S.J. Laidlaw is the author of AN INFIDEL IN PARADISE (Tundra Books, 2013). Her second novel, THE VOICE IN MY HEAD is scheduled for publication in Spring, 2014.

Andrea says:
Other people in my family get up really early in the morning to go rowing, so I get up then too and start writing. I use my desktop computer for writing and I use my tablet for checking e-mails and social media (all the better if the battery is run down and I need to charge it during my writing time).

 One of the things that helps when I’m revising is to have an outline document where I write about how the characters are feeling in a chapter or scene. It helps keep me focused on what I need to do when I actually start writing the scene.

 Andrea Mack writes middle grade fiction, picture books and beginning readers.


Debbie says:

I try to have short-term goals with realistic deadlines as well as long-term. "Realistic" is the keyword, I find, because it's so easy and feels good to set ambitious goals. But then if you don't meet them and just feel bad, over and over, what's the point? I'm talking about NON-contract work here. My contracted picture book writing and illustration work comes first, but I am still working toward making time for my novel-writing as well.

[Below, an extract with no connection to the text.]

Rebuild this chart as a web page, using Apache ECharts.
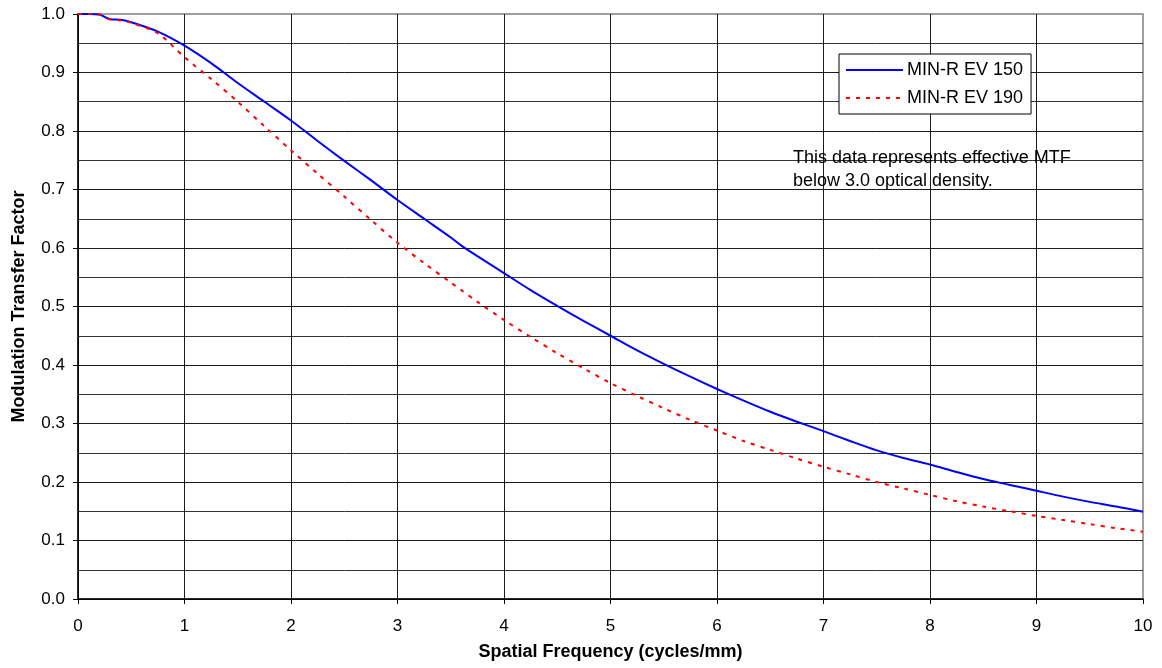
<!DOCTYPE html>
<html>
<head>
<meta charset="utf-8">
<script src="https://cdn.jsdelivr.net/npm/echarts@6/dist/echarts.min.js"></script>
<style>
html,body{margin:0;padding:0;background:#fff;}
#chart{width:1162px;height:668px;}
</style>
</head>
<body>
<div id="chart"></div>
<script>
// Spatial frequency (cycles/mm)
const freq = [0, 0.1, 0.2, 0.3, 0.4, 0.5, 0.75, 1, 1.25, 1.5, 1.75, 2, 2.25, 2.5, 2.75, 3, 3.25, 3.5, 3.6, 3.75, 4, 4.25, 4.5, 4.75, 5, 5.25, 5.5, 5.75, 6, 6.25, 6.5, 6.75, 7, 7.25, 7.5, 7.75, 8, 8.25, 8.5, 8.75, 9, 9.25, 9.5, 9.75, 10];
// MIN-R EV 150
const mtf150 = [1.000, 1.000, 0.999, 0.991, 0.990, 0.986, 0.970, 0.946, 0.916, 0.882, 0.850, 0.818, 0.783, 0.749, 0.716, 0.682, 0.650, 0.618, 0.604, 0.586, 0.557, 0.528, 0.501, 0.475, 0.450, 0.425, 0.402, 0.380, 0.359, 0.339, 0.320, 0.303, 0.287, 0.270, 0.254, 0.241, 0.230, 0.217, 0.205, 0.195, 0.185, 0.175, 0.166, 0.158, 0.149];
// MIN-R EV 190
const mtf190 = [1.000, 1.000, 0.999, 0.991, 0.989, 0.985, 0.967, 0.926, 0.889, 0.850, 0.808, 0.767, 0.727, 0.688, 0.648, 0.609, 0.574, 0.541, 0.528, 0.508, 0.477, 0.448, 0.420, 0.394, 0.369, 0.347, 0.326, 0.306, 0.288, 0.270, 0.255, 0.240, 0.226, 0.213, 0.200, 0.189, 0.178, 0.167, 0.158, 0.150, 0.142, 0.135, 0.128, 0.121, 0.115];

const seriesNames = ['MIN-R EV 150', 'MIN-R EV 190'];
const xTitle = 'Spatial Frequency (cycles/mm)';
const yTitle = 'Modulation Transfer Factor';
const noteText = 'This data represents effective MTF\nbelow 3.0 optical density.';

const FONT = '"Liberation Sans", Arial, sans-serif';
const chart = echarts.init(document.getElementById('chart'), null, {renderer: 'canvas'});

const option = {
  backgroundColor: '#fff',
  animation: false,
  textStyle: {fontFamily: FONT, color: '#000'},
  grid: {
    left: 78, right: 19, top: 14, bottom: 69,
    show: true, borderColor: '#a0a0a0', borderWidth: 2, backgroundColor: 'transparent'
  },
  legend: {
    orient: 'vertical',
    left: 839, top: 54,
    padding: [7, 8, 7, 6],
    itemGap: 10,
    itemWidth: 57, itemHeight: 14,
    backgroundColor: '#fff',
    borderColor: '#000', borderWidth: 1,
    itemStyle: {opacity: 0},
    textStyle: {fontFamily: FONT, fontSize: 18, color: '#000', padding: [0, 0, 0, -1]},
    data: seriesNames
  },
  xAxis: {
    type: 'value', min: 0, max: 10, interval: 1,
    name: xTitle, nameLocation: 'middle', nameGap: 44,
    nameTextStyle: {fontFamily: FONT, fontSize: 18, fontWeight: 'bold', color: '#000'},
    axisLine: {show: true, lineStyle: {color: '#000', width: 1.5}},
    axisTick: {show: true, length: 5, lineStyle: {color: '#000'}},
    axisLabel: {fontFamily: FONT, fontSize: 17, color: '#000', margin: 19},
    splitLine: {show: true, showMaxLine: false, lineStyle: {color: '#1a1a1a', width: 1}}
  },
  yAxis: {
    type: 'value', min: 0, max: 1, interval: 0.1,
    name: yTitle, nameLocation: 'middle', nameGap: 50, nameRotate: 90,
    nameTextStyle: {fontFamily: FONT, fontSize: 18, fontWeight: 'bold', color: '#000'},
    axisLine: {show: true, lineStyle: {color: '#000', width: 1.5}},
    axisTick: {show: true, length: 5, lineStyle: {color: '#000'}},
    axisLabel: {fontFamily: FONT, fontSize: 17, color: '#000', margin: 13, formatter: v => v.toFixed(1)},
    splitLine: {show: true, showMaxLine: false, lineStyle: {color: '#1a1a1a', width: 1}},
    minorTick: {show: false, splitNumber: 2},
    minorSplitLine: {show: true, lineStyle: {color: '#333', width: 1}}
  },
  graphic: [{
    type: 'text',
    left: 793, top: 147,
    z: 100,
    style: {
      text: noteText,
      font: '18px ' + FONT,
      fill: '#000',
      lineHeight: 23
    }
  }],
  series: [
    {
      name: seriesNames[0], type: 'line',
      data: freq.map((f, i) => [f, mtf150[i]]),
      symbol: 'none', smooth: 0.3,
      lineStyle: {color: '#0000ff', width: 2, type: 'solid'},
      itemStyle: {color: '#0000ff'},
      z: 4
    },
    {
      name: seriesNames[1], type: 'line',
      data: freq.map((f, i) => [f, mtf190[i]]),
      symbol: 'none', smooth: 0.3,
      lineStyle: {color: '#ff0000', width: 2, type: [4, 6]},
      itemStyle: {color: '#ff0000'},
      z: 5
    }
  ]
};
chart.setOption(option);
</script>
</body>
</html>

Having long-term goals helps keep me on track with my short-term goals. And I'm reading the other suggestions from fellow MiG Writers for inspiration!
Debbie Ridpath Ohi illustrated I'M BORED, a picture book written by Michael Ian Black (Simon & Schuster BFYR) which was chosen by The New York Times for its Notable Children's Books Of 2012 list. She is currently illustrating a new book by the same author as well as writing & illustrating her own book for Simon & Schuster.

How are you keeping your writing on track this summer? We'd love to read your tips!


  1. My writing is totally off track this summer because my daughter is so dang busy. But thanks for the inspiring tips on how to get on track.

  2. All great advice, especially about goals and deadlines. Summer can be hard on us writers! The whole industry tends to slump. I guess you have to celebrate any progress, even if it's less than usual.

  3. Oh, the kids activities are killers. That's another reason to write in the morning. My kids tend not to have early activities. I'm really counting the days until they go back to school!